As a long time real estate professional, you’ve always prided yourself of finding solutions to serve your clients’ needs. This is a tough time, you’re finding, for seniors. Many of the folks whom you helped purchase homes years ago are now finding those homes much too big for their needs and not easily adaptable to their less active lifestyles. With home prices in and around Indianapolis having dramatically escalated over the intervening years, it’s been a challenge getting those clients to take action. Not wanting to take on mortgage payments, they’re reluctant to tap their investments to cover the costs of a new purchase.

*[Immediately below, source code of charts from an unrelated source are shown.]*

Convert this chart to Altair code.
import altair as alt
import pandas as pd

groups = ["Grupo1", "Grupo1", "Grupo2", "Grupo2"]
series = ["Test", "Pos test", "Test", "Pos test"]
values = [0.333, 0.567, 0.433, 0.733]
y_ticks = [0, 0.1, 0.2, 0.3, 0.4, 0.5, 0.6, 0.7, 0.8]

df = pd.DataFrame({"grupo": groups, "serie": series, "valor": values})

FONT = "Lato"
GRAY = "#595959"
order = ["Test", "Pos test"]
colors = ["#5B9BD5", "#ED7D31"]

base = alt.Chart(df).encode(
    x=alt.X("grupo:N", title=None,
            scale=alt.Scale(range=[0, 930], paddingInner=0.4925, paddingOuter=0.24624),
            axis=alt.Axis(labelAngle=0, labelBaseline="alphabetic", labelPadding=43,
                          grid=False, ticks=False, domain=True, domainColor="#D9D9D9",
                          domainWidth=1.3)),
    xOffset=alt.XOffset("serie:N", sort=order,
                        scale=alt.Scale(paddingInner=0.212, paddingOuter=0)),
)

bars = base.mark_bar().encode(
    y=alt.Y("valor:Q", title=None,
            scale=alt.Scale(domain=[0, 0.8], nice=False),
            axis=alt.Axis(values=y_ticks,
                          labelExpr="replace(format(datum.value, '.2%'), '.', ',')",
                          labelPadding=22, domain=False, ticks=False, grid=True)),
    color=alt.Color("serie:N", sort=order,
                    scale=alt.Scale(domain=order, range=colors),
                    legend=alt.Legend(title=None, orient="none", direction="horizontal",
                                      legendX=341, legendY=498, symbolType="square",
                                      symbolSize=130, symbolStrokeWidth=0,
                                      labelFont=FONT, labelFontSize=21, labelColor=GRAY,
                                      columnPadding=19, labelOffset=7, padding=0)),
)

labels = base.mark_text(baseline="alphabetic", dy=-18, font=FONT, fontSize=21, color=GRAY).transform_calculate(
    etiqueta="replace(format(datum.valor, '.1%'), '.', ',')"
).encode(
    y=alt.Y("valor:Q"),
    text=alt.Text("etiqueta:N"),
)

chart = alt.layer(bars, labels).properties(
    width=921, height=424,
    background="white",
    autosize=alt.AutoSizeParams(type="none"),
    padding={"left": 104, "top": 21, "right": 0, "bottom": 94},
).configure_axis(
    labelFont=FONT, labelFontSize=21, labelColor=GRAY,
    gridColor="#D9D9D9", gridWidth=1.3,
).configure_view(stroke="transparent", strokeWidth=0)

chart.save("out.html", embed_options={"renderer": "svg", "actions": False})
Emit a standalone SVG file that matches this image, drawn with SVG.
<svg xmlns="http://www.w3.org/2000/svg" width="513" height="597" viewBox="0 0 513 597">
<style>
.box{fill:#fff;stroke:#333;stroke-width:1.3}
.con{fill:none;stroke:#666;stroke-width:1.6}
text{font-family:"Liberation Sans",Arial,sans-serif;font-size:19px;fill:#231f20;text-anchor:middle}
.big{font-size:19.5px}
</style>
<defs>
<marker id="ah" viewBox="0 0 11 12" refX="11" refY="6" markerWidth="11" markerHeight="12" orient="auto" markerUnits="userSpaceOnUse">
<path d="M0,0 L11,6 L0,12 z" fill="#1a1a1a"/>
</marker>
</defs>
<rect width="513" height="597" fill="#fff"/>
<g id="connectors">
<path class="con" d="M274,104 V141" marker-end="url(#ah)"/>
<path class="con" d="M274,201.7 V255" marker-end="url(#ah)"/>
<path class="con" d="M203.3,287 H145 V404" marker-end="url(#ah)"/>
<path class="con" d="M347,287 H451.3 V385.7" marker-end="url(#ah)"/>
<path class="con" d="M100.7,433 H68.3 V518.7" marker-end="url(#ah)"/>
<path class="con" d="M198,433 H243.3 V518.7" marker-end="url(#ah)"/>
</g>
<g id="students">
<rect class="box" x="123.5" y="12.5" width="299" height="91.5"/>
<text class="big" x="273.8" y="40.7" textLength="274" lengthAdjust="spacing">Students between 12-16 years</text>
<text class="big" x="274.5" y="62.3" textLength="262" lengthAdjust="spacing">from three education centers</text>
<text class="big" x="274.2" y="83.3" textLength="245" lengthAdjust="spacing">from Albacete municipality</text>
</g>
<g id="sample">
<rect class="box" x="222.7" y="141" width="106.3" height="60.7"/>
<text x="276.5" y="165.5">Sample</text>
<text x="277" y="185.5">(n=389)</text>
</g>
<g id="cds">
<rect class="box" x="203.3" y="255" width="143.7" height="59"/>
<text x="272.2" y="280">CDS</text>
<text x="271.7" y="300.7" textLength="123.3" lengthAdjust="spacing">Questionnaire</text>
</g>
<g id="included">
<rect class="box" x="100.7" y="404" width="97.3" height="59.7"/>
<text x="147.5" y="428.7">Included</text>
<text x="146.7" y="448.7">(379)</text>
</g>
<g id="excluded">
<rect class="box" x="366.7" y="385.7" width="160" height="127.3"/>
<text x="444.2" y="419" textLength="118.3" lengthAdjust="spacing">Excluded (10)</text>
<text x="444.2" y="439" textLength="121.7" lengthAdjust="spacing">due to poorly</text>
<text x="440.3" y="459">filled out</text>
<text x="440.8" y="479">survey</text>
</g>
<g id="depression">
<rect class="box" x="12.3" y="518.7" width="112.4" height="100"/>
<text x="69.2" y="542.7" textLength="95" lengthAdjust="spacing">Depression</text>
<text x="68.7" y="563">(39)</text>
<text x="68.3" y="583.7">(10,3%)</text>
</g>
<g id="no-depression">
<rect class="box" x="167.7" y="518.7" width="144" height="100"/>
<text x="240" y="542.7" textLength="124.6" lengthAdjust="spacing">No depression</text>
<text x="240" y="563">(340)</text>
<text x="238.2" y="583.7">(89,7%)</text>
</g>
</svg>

As their trusted advisor, you might help clients tap into their “housing wealth” they’ve created, helping them apply for HECM-for-purchase reverse mortgage loans. While coordinating the timing between the sale and the purchase can be tricky, the plan can work best for where seniors are having their new home built and the departure from their old home can take place in close proximity to the move-in to the new.

Using reverse mortgage financing addresses both the common concerns you’ve mentioned: Your clients avoid the need to tap into their investment holdings to afford a higher-priced home, and also avoid any need to take on monthly mortgage payments. (The “silent” mortgage balance is not due until the borrowers either permanently depart the home or sell.)

An added benefit to you, the realtor, is that your seniors are the largest single buying demographic in the USA today and a focus on them can help kick start your business in these very competitive times.

Reverse mortgage financing can help you help senior clients (and you) to “buy up” while “sizing down”.